Understanding this industrial epicentre of these shocks points to a new politics of inequality and an anti-globalism that has to be part of this story. Even if not explicitly acknowledged by voters, this must to be part of the story. In offering a direct response to Sophia Price’s article what is to be done? (Sorry for predictions Soph!) and combining these themes of inequality and industrial decline, concerns of class, class agency and worker voice are raised. Trade union decline has been pronounced in Britain and the United states, much more than in mainland Europe. With this, trade union identities and working class identity have unavoidably declined with it. Trade unions long provided that conduit between working people, their economic interests and partisan politics. The identities of the modern working class no longer are represented by this form of class agency.
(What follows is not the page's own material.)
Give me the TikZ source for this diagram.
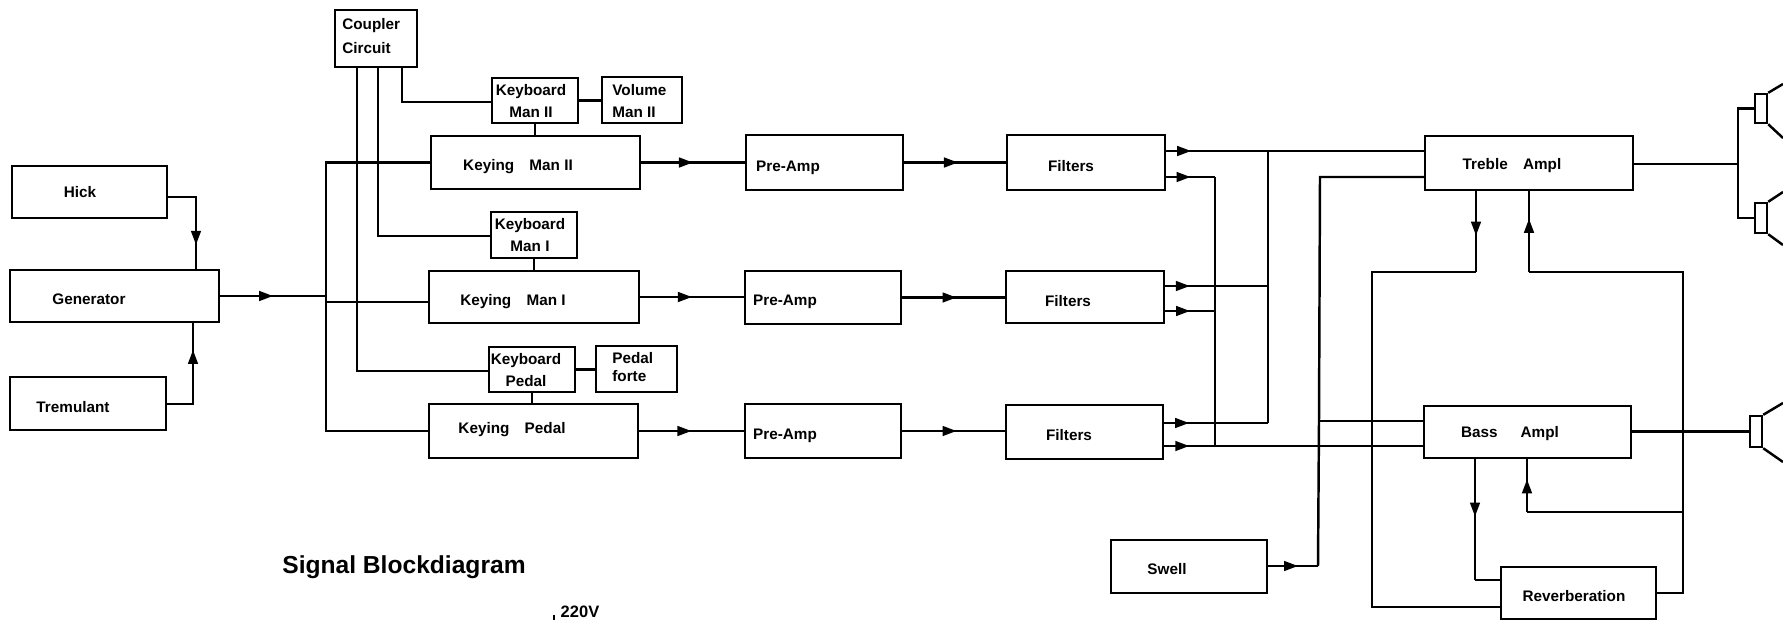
\documentclass[tikz,border=0pt]{standalone}
\usepackage{fontspec}
\setmainfont{Liberation Sans}
\usetikzlibrary{arrows.meta, calc, fit, positioning, decorations.markings}

\tikzset{
  blk/.style={draw, line width=1.4pt, inner sep=0pt},
  lbl/.style={inner sep=0pt, font=\bfseries\fontsize{8.7}{12.5}\selectfont},
  wire/.style={line width=1.4pt, line join=miter},
  arr/.style={decoration={markings, mark=at position #1 with {\arrow{>}}}, postaction={decorate}},
}

\begin{document}
\begin{tikzpicture}[x=.02cm, y=-.02cm, >={Triangle[length=8pt, width=5.5pt]}]
\useasboundingbox (0,0) rectangle (1783,620);

% left column
\node[blk, fit={(12,166)(167,218)}] (hick) {};
\node[blk, fit={(10,270)(219,322)}] (gen) {};
\node[blk, fit={(10,377)(166,430)}] (trem) {};
\node[lbl] (hicklab) at (80,192) {Hick};
\node[lbl] (genlab) at (89,299) {Generator};
\node[lbl] (tremlab) at (73,407) {Tremulant};

% keyboards
\node[blk, fit={(335,10)(417,67)}] (coup) {};
\node[blk, fit={(492,78)(578,123)}] (kbII) {};
\node[blk, fit={(602,77)(682,123)}] (vol) {};
\node[blk, fit={(491,212)(577,258)}] (kbI) {};
\node[blk, fit={(489,347)(575,392)}] (kbP) {};
\node[blk, fit={(596,346)(677,392)}] (forte) {};
\node[lbl, align=left, anchor=west, font=\bfseries\fontsize{8.7}{14}\selectfont] (couplab) at (342,36) {Coupler\\Circuit};
\node[lbl, align=center] (kbIIlab) at (531,101) {Keyboard\\Man II};
\node[lbl, align=left, anchor=west] (vollab) at (612,101) {Volume\\Man II};
\node[lbl, align=center] (kbIlab) at (530,235) {Keyboard\\Man I};
\node[lbl, align=center] (kbPlab) at (526,370) {Keyboard\\Pedal};
\node[lbl, align=left, anchor=west, font=\bfseries\fontsize{8.7}{10.5}\selectfont] (fortelab) at (612,367) {Pedal\\forte};

% three signal rows
\node[blk, fit={(431,136)(640,189)}] (kyII) {};
\node[blk, fit={(429,271)(639,323)}] (kyI) {};
\node[blk, fit={(429,404)(638,458)}] (kyP) {};
\node[blk, fit={(746,135)(903,190)}] (preII) {};
\node[blk, fit={(745,271)(901,324)}] (preI) {};
\node[blk, fit={(745,404)(901,458)}] (preP) {};
\node[blk, fit={(1007,135)(1165,190)}] (filII) {};
\node[blk, fit={(1006,271)(1164,323)}] (filI) {};
\node[blk, fit={(1006,405)(1163,459)}] (filP) {};
\node[lbl] (kyIIlab) at (518,167) {Keying\hspace{1em}Man II};
\node[lbl] (kyIlab) at (513,302) {Keying\hspace{1em}Man I};
\node[lbl] (kyPlab) at (512,430) {Keying\hspace{1em}Pedal};
\node[lbl] (preIIlab) at (788,168) {Pre-Amp};
\node[lbl] (preIlab) at (785,302) {Pre-Amp};
\node[lbl] (prePlab) at (785,436) {Pre-Amp};
\node[lbl] (filIIlab) at (1071,166) {Filters};
\node[lbl] (filIlab) at (1068,301) {Filters};
\node[lbl] (filPlab) at (1069,435) {Filters};

% amplifiers
\node[blk, fit={(1425,136)(1633,190)}] (treb) {};
\node[blk, fit={(1424,406)(1631,458)}] (bass) {};
\node[blk, fit={(1111,540)(1267,593)}] (swell) {};
\node[blk, fit={(1501,567)(1656,619)}] (rev) {};
\node[lbl] (treblab) at (1512,166) {Treble\hspace{1em}Ampl};
\node[lbl] (basslab) at (1510,434) {Bass\hspace{1.5em}Ampl};
\node[lbl] (swelllab) at (1167,569) {Swell};
\node[lbl] (revlab) at (1574,596) {Reverberation};

% speakers
\node[blk, fit={(1755,94)(1767,123)}] (spkA) {};
\node[blk, fit={(1755,203)(1767,233)}] (spkB) {};
\node[blk, fit={(1750,416)(1762,447)}] (spkC) {};

\node[inner sep=0pt, font=\bfseries\fontsize{14}{16}\selectfont] (title) at (404,567) {Signal Blockdiagram};
\node[lbl, font=\bfseries\fontsize{9.4}{11}\selectfont] (mains) at (580,612) {220V};

% junction points
\coordinate (busin) at (326,296);
\coordinate (kyIin) at (326,302);
\coordinate (hickc) at (196,197);
\coordinate (tremc) at (193,404);
\coordinate (coupa) at (402,102);
\coordinate (coupb) at (378,236);
\coordinate (coupc) at (357,371);
\coordinate (trA) at (1268,151);
\coordinate (trB) at (1268,286);
\coordinate (trC) at (1268,423);
\coordinate (baA) at (1215,177);
\coordinate (baB) at (1215,311);
\coordinate (baC) at (1215,446);
\coordinate (swA) at (1320,177);
\coordinate (swB) at (1319,421);
\coordinate (swC) at (1318,566);
\coordinate (fbA) at (1476,272);
\coordinate (fbB) at (1372,272);
\coordinate (fbC) at (1372,607);
\coordinate (fbD) at (1529,272);
\coordinate (fbE) at (1683,272);
\coordinate (fbF) at (1683,593);
\coordinate (fbG) at (1527,512);
\coordinate (fbH) at (1683,512);
\coordinate (fbI) at (1475,580);
\coordinate (hornA) at (1738,164);
\coordinate (mainsa) at (554,620);
\coordinate (mainsb) at (554,615);

% generator side
\draw[wire, arr=.76] (hick.east |- hickc) -- (hickc) -- (hickc |- gen.north);
\draw[wire, arr=.75] (trem.east |- tremc) -- (tremc) -- (tremc |- gen.south);
\draw[wire, arr=.5] (gen.east |- busin) -- (busin);
\draw[wire] (kyII.west) -- (busin |- kyII.west) -- (busin |- kyP.west) -- (kyP.west);
\draw[wire] (kyIin) -- (kyI.west |- kyIin);

% coupler
\draw[wire] (coupa |- coup.south) -- (coupa) -- (kbII.west |- coupa);
\draw[wire] (coupb |- coup.south) -- (coupb) -- (kbI.west |- coupb);
\draw[wire] (coupc |- coup.south) -- (coupc) -- (kbP.west |- coupc);
\draw[wire] (kbII.east) -- (vol.west |- kbII.east);
\draw[wire] (kbP.east) -- (forte.west |- kbP.east);
\draw[wire] (kbII.south) -- (kbII.south |- kyII.north);
\draw[wire] (kbI.south) -- (kbI.south |- kyI.north);
\draw[wire] (kbP.south) -- (kbP.south |- kyP.north);

% rows
\foreach \ky/\pre/\fil in {kyII/preII/filII, kyI/preI/filI, kyP/preP/filP} {
  \draw[wire, arr=.5] (\ky.east) -- (\pre.west |- \ky.east);
  \draw[wire, arr=.53] (\pre.east) -- (\fil.west |- \pre.east);
}

% filters to amplifiers
\draw[wire, arr=.097] (filII.east |- trA) -- (treb.west |- trA);
\draw[wire, arr=.24] (filI.east |- trB) -- (trB);
\draw[wire, arr=.24] (filP.east |- trC) -- (trC);
\draw[wire] (trA) -- (trC);
\draw[wire, arr=.5] (filII.east |- baA) -- (baA);
\draw[wire, arr=.5] (filI.east |- baB) -- (baB);
\draw[wire, arr=.097] (filP.east |- baC) -- (bass.west |- baC);
\draw[wire] (baA) -- (baC);

% swell
\draw[wire, arr=.6] (swell.east |- swC) -- (swC);
\draw[wire] (treb.west |- swA) -- (swA) -- (swB) -- (swC);
\draw[wire] (swB) -- (bass.west |- swB);

% reverberation loop
\draw[wire, arr=.55] (fbA |- treb.south) -- (fbA);
\draw[wire] (fbA) -- (fbB) -- (fbC) -- (rev.west |- fbC);
\draw[wire, arr=.66] (fbD) -- (fbD |- treb.south);
\draw[wire] (fbD) -- (fbE) -- (fbF) -- (rev.east |- fbF);
\draw[wire, arr=.62] (fbG) -- (fbG |- bass.south);
\draw[wire] (fbG) -- (fbH);
\draw[wire, arr=.475] (fbI |- bass.south) -- (fbI);
\draw[wire] (fbI) -- (rev.west |- fbI);

% speakers
\draw[wire] (treb.east |- hornA) -- (hornA);
\draw[wire] (spkA.west) -- (hornA |- spkA.west) -- (hornA |- spkB.west) -- (spkB.west);
\draw[wire] (bass.east |- spkC.west) -- (spkC.west);
\draw[wire] (spkA.north east) -- (1783,84);
\draw[wire] (spkA.south east) -- (1783,138);
\draw[wire] (spkB.north east) -- (1783,192);
\draw[wire] (spkB.south east) -- (1783,245);
\draw[wire] (spkC.north east) -- (1783,403);
\draw[wire] (spkC.south east) -- (1783,462);
\draw[wire] (mainsa) -- (mainsb);

\end{tikzpicture}
\end{document}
This has collapsed in Britain and, at least in relation to the rust-belt, the US. What is interesting is that unions have become invaluable to American Democrats amongst Latinos even if this trade union influence has declined in ‘old’ industries in the rust-belt. This was part of Obama’s celebrated ‘ground game’ that helped this ‘blue wall’. Maybe Clinton was the wrong person to hand over the baton to, but the problems are far more fundamental than this. The point in short: unions as an expression of class agency The challenge for any sort of social democratic party is immense. Will it being able to embrace a form of worker populism through adapted means of class agency? Will it work if it did?

Sorry, predictions are not my game anymore.